Accessible Colour Tokens

.

Top Hat – 2022

.

In 2022, I had a chance to overhaul Top Hat's approach to colour, implementing a much more modern tokens approach that gave us both (1) granular control over styling on the platform, and (2) built-in colour contrast for accessibility.

Diagram illustrating a UI card annotated with color tokens and contrast values for text, borders, backgrounds, and buttons, demonstrating an accessibility-focused color system.

I started by establishing a set of colour scales. Many more basic colour systems just stop here and use these directly, but for this system, these were just an initial foundation to build on-top of.

Diagram showing foundational color scales arranged by hue and numeric steps, including greys, purple, blue, green, amber, red, mint, orange, magenta, white, and black.

I wanted to build accessibility right into the base layer of the system. I was heavily inspired by WSWDS' approach to this where each colour gets number grade which puts it in a certain range of relative luminance.

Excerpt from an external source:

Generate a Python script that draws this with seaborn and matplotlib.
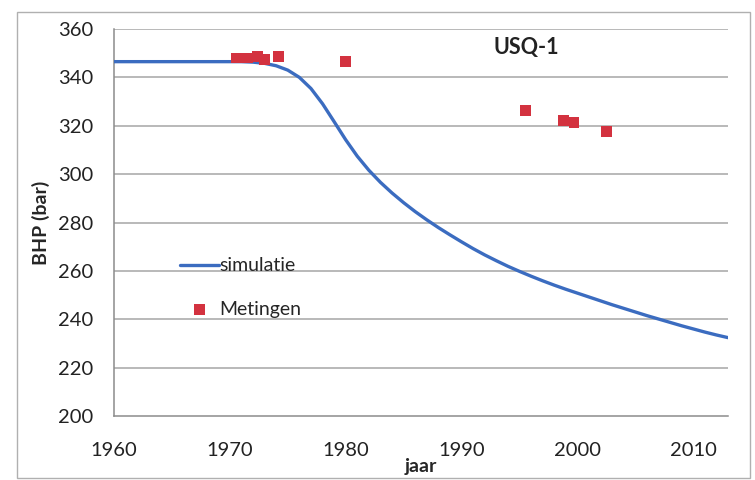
import matplotlib
matplotlib.use("Agg")
import matplotlib.pyplot as plt
import seaborn as sns
import pandas as pd
from matplotlib.patches import Rectangle

sim_years = [1960, 1965, 1970, 1971, 1972, 1973, 1974, 1975, 1976, 1977, 1978, 1979, 1980,
             1981, 1982, 1983, 1984, 1985, 1986, 1987, 1988, 1989, 1990, 1991,
             1992, 1993, 1994, 1995, 1996, 1997, 1998, 1999, 2000, 2001, 2002,
             2003, 2004, 2005, 2006, 2007, 2008, 2009, 2010, 2011, 2012, 2013]
sim_bhp = [346.5, 346.5, 346.5, 346.5, 346.3, 345.8, 344.8, 343.0, 340.0, 335.4, 329.1,
           321.7, 314.2, 307.4, 301.6, 296.6, 292.2, 288.2, 284.5, 281.1, 277.9, 274.9,
           272.0, 269.2, 266.6, 264.2, 261.9, 259.8, 257.8, 255.9, 254.1, 252.4, 250.8,
           249.2, 247.6, 246.0, 244.5, 243.0, 241.5, 240.1, 238.7, 237.3, 236.0, 234.7,
           233.5, 232.4]

meas_years = [1970.6, 1971.1, 1971.5, 1972.4, 1973.0, 1974.2, 1980.0,
              1995.5, 1998.8, 1999.7, 2002.5]
meas_bhp = [348.0, 348.0, 348.0, 348.5, 347.5, 348.5, 346.7,
            326.4, 322.2, 321.2, 317.5]

x_ticks = [1960, 1970, 1980, 1990, 2000, 2010]
y_ticks = [200, 220, 240, 260, 280, 300, 320, 340, 360]

sns.set_theme(style="white")
plt.rcParams['font.family'] = ['Lato', 'DejaVu Sans']

fig = plt.figure(figsize=(7.55, 4.8), dpi=100)
fig.patches.append(Rectangle((17/755, 2/480), 733/755, 466/480, transform=fig.transFigure,
                             fill=False, edgecolor="#b0b0b0", linewidth=1.0))
ax = fig.add_axes([114/755, 1 - 416/480, (728 - 114)/755, (416 - 29)/480])

sim_df = pd.DataFrame({"jaar": sim_years, "BHP": sim_bhp})
meas_df = pd.DataFrame({"jaar": meas_years, "BHP": meas_bhp})

for y in y_ticks[1:]:
    ax.axhline(y, color="#a6a6a6", linewidth=1.1, zorder=0)

sns.lineplot(data=sim_df, x="jaar", y="BHP", ax=ax, color="#3b6cc0", linewidth=2.4,
             label="simulatie", zorder=3)
sns.scatterplot(data=meas_df, x="jaar", y="BHP", ax=ax, color="#d3323f", marker="s",
                s=60, edgecolor="none", label="Metingen", zorder=4)

ax.set_xlim(1960, 2013)
ax.set_ylim(200, 360)
ax.set_xticks(x_ticks)
ax.set_yticks(y_ticks)
ax.tick_params(axis="both", labelsize=14.5, colors="#222222", length=4, direction="out",
               color="#888888")
ax.tick_params(axis="x", pad=15)
ax.tick_params(axis="y", pad=11)
for s in ["top", "right"]:
    ax.spines[s].set_visible(False)
for s in ["left", "bottom"]:
    ax.spines[s].set_color("#8c8c8c")
    ax.spines[s].set_linewidth(1.1)

ax.set_xlabel("jaar", fontsize=14, fontweight="bold", labelpad=-1)
ax.set_ylabel("BHP (bar)", fontsize=14, fontweight="bold", labelpad=6)
ax.text(1995.6, 352.5, "USQ-1", fontsize=15.5, fontweight="bold", ha="center", va="center",
        color="#222222")

leg = ax.legend(loc="upper left", bbox_to_anchor=(0.107, 0.41), frameon=False,
                fontsize=14, handlelength=2.0, handletextpad=0.05, labelspacing=1.35,
                borderpad=0, borderaxespad=0)

fig.savefig("out.png", dpi=100)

If all colours follow this system, you can do simple math on any two colours to determine if it passes WCAG 1.4.3 AA or not.

Diagram showing color pairs with numeric luminance differences, indicating which combinations pass or fail WCAG contrast thresholds for text and graphics.

These scales were then used to produce semantic colour names for specific purposes. This enabled us to get granular control over them for things like marketing, school colours, dark mode, etc.

Diagram showing a semantic color token mapping Background Button Primary Default to different theme colors, such as Blue.60 or Purple.70, enabling flexible theming.

All the colours followed a consistent semantic naming convention that was heavily inspired by a mix of the base approach style dictionary uses and Shopify Polaris' approach.

The core idea is all tokens should indicate semantically what they do in an interface for each application.

Design system reference showing semantic color tokens organized by use case for text, background, icon, and border, each labeled with purpose and accessibility guidance.

We had a second class of "interactive" tokens which were used for more granular purposes like buttons, forms, links, etc.

Design system chart listing interactive color tokens for buttons, links, forms, inputs, radios, and checkboxes, organized by state such as default, hover, focus, disabled, positive, and negative.

The final system enabled our team to quickly, accessibly, and semantically apply these tokens to any interface they are working on. Over 1-2 years we refined the exact token stack based on feedback from real-world usage.

Annotated quiz interface showing semantic color tokens applied across text, icons, borders, backgrounds, and buttons, demonstrating accessible and consistent usage in a real product UI.

The system was built to be functional both for designers and engineers. The Figma Variables implementation kept things short and to the point to meet designer's expectations.

For engineers, we utilized Figma's Code Connect feature to provide quick code snippets that matched how you would access these tokens in React.

Side-by-side screenshots showing a UI component using color and typography tokens, with Figma variables for designers on top and matching React code snippets via Code Connect for engineers below.

The final system remains the baseline of Top Hat's visual design today. One of the coolest features is how easily themable it is using CSS variables. This allowed us to very quickly migrate TH's legacy Blue design to a more modern Purple design that matched our brand colours.